The proposal is the third step in a plan that began in 2013, when a new law required that economics classes include financial literacy. Now, state Sen. Dorothy Hukill, R-Port Orange, sponsor of SB 92, wants to go a step further.

“You’re giving them the skills, preparing them for the real world so they can take charge of their financial future and be better prepared for the decisions we all have to make,” Hukill said. “People always complain that there’s a disconnection between education and the real world. Well, here’s a connection.”

A similar bill (HB 29) has been filed in the House by Rep. Heather Fitzhagen, R-Fort Myers, and Rep. Manny Diaz Jr., R-Hialeah Gardens. Both have bipartisan support and the endorsement of various business and education groups.

Many students at Coral Glades High School’s finance academy are already taking a course similar to the ones being proposed, in addition to the personal finance portion of economics.

But right now the class is optional. Steven Carruth, principal of the Coral Springs school, said it would be problematic to make it mandatory for all students.

“Then they would lose an option to take an AP course, a dual enrollment course or a vocational course,” he said. “I don’t disagree with the teaching of it. It’s vital, but teachers do embed it in the economics classes.”

Seventeen states, including Florida, require personal-financial instruction in high school, but only five — Missouri, Oklahoma, Tennessee, Utah and Virginia — require a stand-alone course, according the Council for Economic Education in New York.

The Florida Department of Education estimates that a dedicated course would cost between $116,581 and $8,143,344 the first year, depending on whether online materials or books are used. This is the second year that Hukill has tried to get her bill passed.

Kathi Gundlach, president of the Palm Beach County Classroom Teachers association, said financial literacy classes should not be required.

“More and more classes are being mandated, and they’re usually unfunded,” she said. “We don’t have any money for books or to do it. Financial literacy is already included in the course work.”

The consequences of financial illiteracy came into stark focus during the Great Recession as many people found themselves underwater on their mortgages or lost their homes to foreclosure. Some ruined their credit or were forced into bankruptcy, hurting their chances in the job market, where some companies use credit history to assess potential employees.
Student debt is another albatross. In Florida, 53 percent of students at public and nonprofit private colleges and universities graduated in 2013 with an average debt of more than $24,000, a study by the Institute for College Access & Success found.

Some critics of a mandatory class say parents, not schools, should teach children money management.
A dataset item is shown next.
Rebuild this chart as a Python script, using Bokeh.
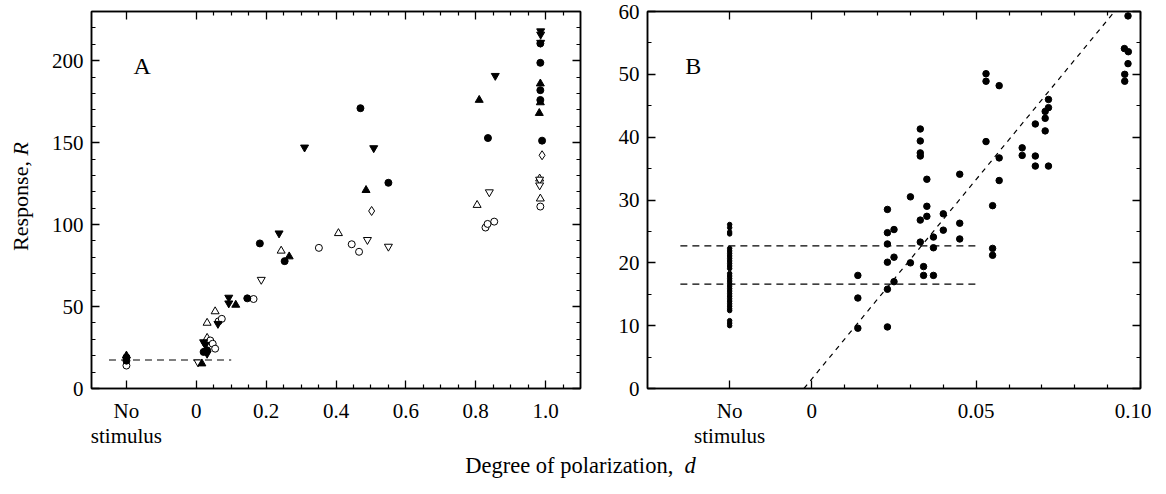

But a study by the Council for Economic Education found a third of parents are more comfortable talking to their children about smoking, drugs and bullying than money.

A 2011 survey conducted by investment firm Charles Schwab seems to support the need for more education. Although 77 percent of participating teens said they knew how to manage money, only 38 percent said they understood how to establish good credit, 35 percent could balance a checkbook, 31 percent knew what a credit score was, 22 percent understood income taxes and 17 percent knew what a 401(k) plan was.

“If we don’t educate students on the forward end, we’re going to pay for it on the back end the way we did with the mortgage and home-loan crisis,” said Mark Anderson, a lobbyist for the Florida Council on Economic Education.